When people talk about the Eastern Cape, Wild Coast and Transkei then the road are always one of the first things mentioned. "The road is bad." "The road is full of potholes."  "The road this", "the road that" and "the road whatever".  I've never been further than just past East London and got to fly to Durban every time I had to go to Indaba.  The only time I drove to KwaZulu Natal I went via the Eastern Free State to avoid "this terrible road".  That was until May this year when I had to drive to Durban for the annual Tourism Indaba and decided to have a look at what the Transkei really looks like. 

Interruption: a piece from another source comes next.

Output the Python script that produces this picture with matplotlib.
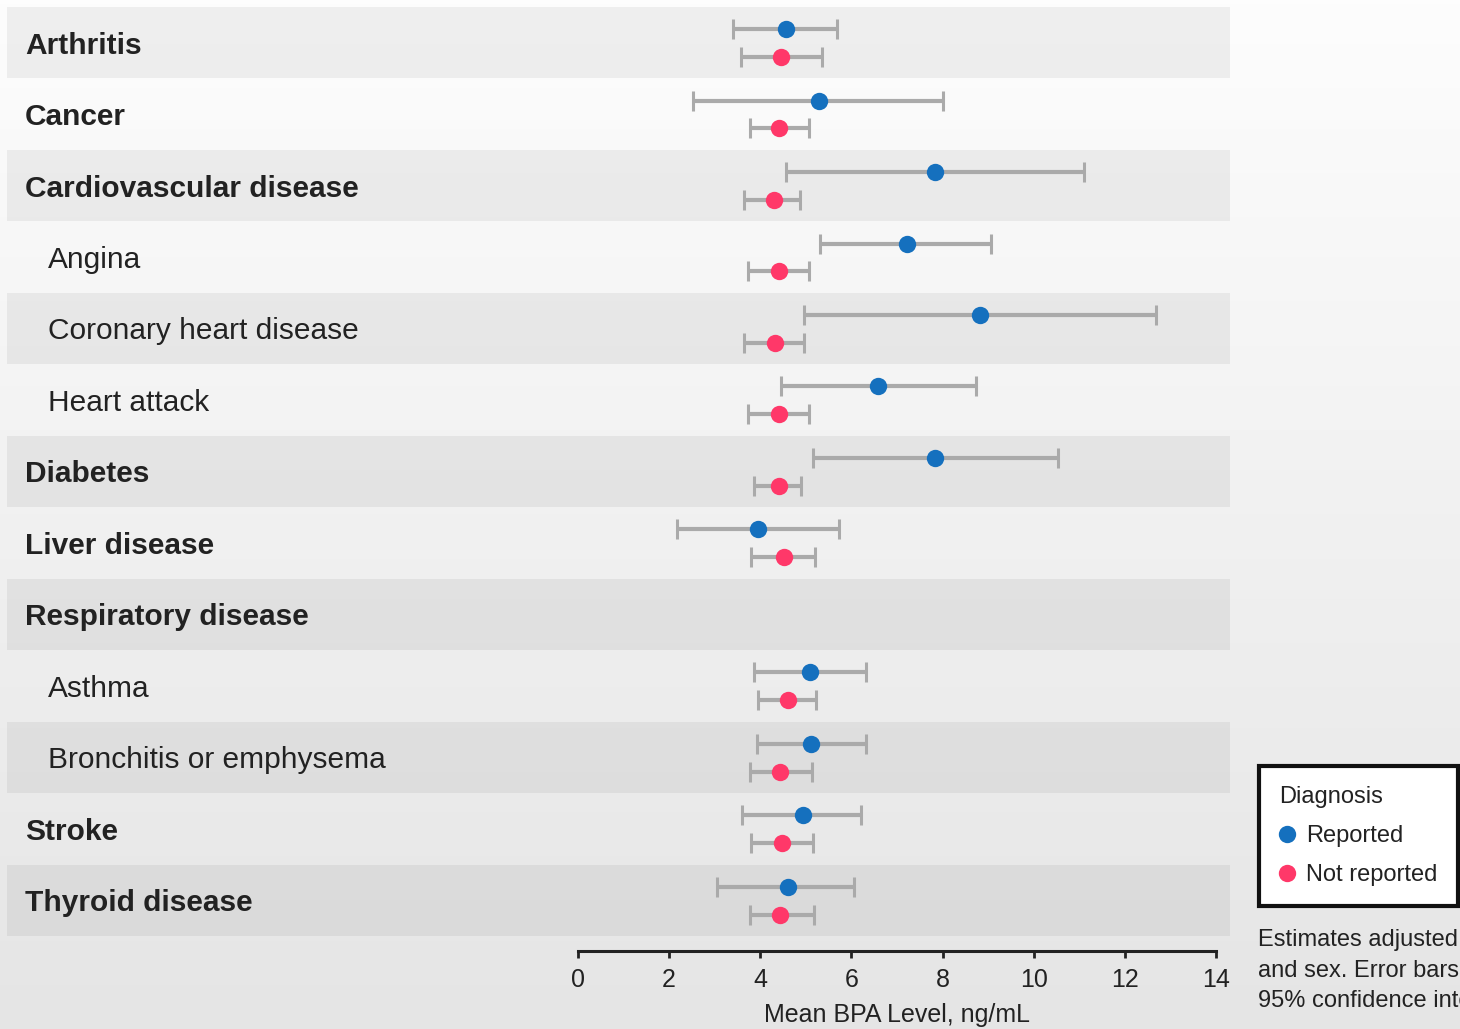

What an absolute surprise.  The N2 main road through the Transkei isn't anything like what everybody have always said it was.  Makes me wonder how many of those people have been on it lately.  Yes the taxi's often drive just like they want, but they do it everywhere else as well.  Animals stray onto the road , its the Transkei after all.  But if you don't drive like an idiot then you can easily avoid them.  Umthata gets hectic with its speed bumps and peak hour traffic on a Friday afternoon.  Sit back and enjoy the song playing on the radio.  You can speed along shortly again.  The dirt roads and some secondary tar roads are in a bad condition, but the main road through the Transkei is anything but bad.  Big sections of the road have been fixed or totally overhauled with road works still taking place further north, but otherwise the road is in an excellent condition and well worth driving with its typical Transkei landscapes and scenes.  So next time you have to go from KZN towards the Port Elizabeth and Garden Route area (or vica versa), give the N2 through the Transkei a chance.  You won't be sorry. 

Thursday, July 24, 2014

Dias Statue in Cape Town

Bartholomew Dias was the first European to discover South Africa.  On an expedition looking for a sea way to the East he sailed around the Cape in a storm without knowing it.  On 3 February 1488 he landed in Mossel Bay which he called the Bay of Saint Blaise.  On 12 March they reached the furthest point of the expedition when he anchored at Kwaaihoek near the Bushmans River mouth.  It was here that Dias planted a stone cross (padrao) before being forced to turn around when his crew refused to go any further.  It was only on the return journey that Dias discovered the Cape of Good Hope.  Dias originally named the Cape of Good Hope the "Cape of Storms".  It was later renamed the Cape of Good Hope by King John II of Portugal because it represented the opening of a route to the east.
 
The discovery of the passage around the south of Africa was significant because Europeans realized for the first time that they could trade directly with India and the other parts of Asia, bypassing the overland route through the Middle East with its expensive middlemen.
 
Dias later joined  an expedition that reached the coast of Brazil in 1500 and from there continued eastwards to India.  The four ships hit a huge storm off the Cape of Good Hope which meant Dias perished near the same place he called the Cape of Storms.
 
The statue of Dias on Adderley Street in Cape Town was unveiled in 1960.

Tuesday, July 22, 2014

Sir Lowry's Pass lookout

The first sighting of the Cape, False Bay and Table Mountain one gets approaching from the east is from the top of Sir Lowry's Pass on top of the Hottentots Holland Mountains.  The view sight is situated at the top of the pass and about 920 meters above sea level.  The view site gives a beautiful panorama from Gordon's Bay and Strand on the shore of False Bay on the left towards Somerset West and the Helderberg on the right.  In the distance Cape Town and Table Mountain is visible.   
 
The mountain crossing in this region was known by the indigenous Khoi people as the Gantouw or Eland's Pass and was used as a stock route.  The Dutch and British settlers at the Cape built a rough pass called the Hottentots Holland Kloof Pass following the Gantouw route.  The first recorded crossing was in 1664 and by 1821 the pass saw about 4500 ox-wagons per year crossing into the interior.  The route was unfortunately so severe that more than 20% of these were damaged.  The ruts left by these wagons being dragged over the mountains can still be seen and was declared a National Monument in 1958.
 
Construction on a new pass, about 2 km to the south of the Hottentots Holland Kloof, was started in 1828 by the engineer Charles Michell using convict labour.  The new pass was opened in 1830 and named after Lowry Cole, the Governor of the Cape Colony at the time.  In the 1930s the pass was widened and tarred with further improvements done in the 1950s and 1980's to get it to what it is in today.  Something a long way from the rough two track route over the mountain.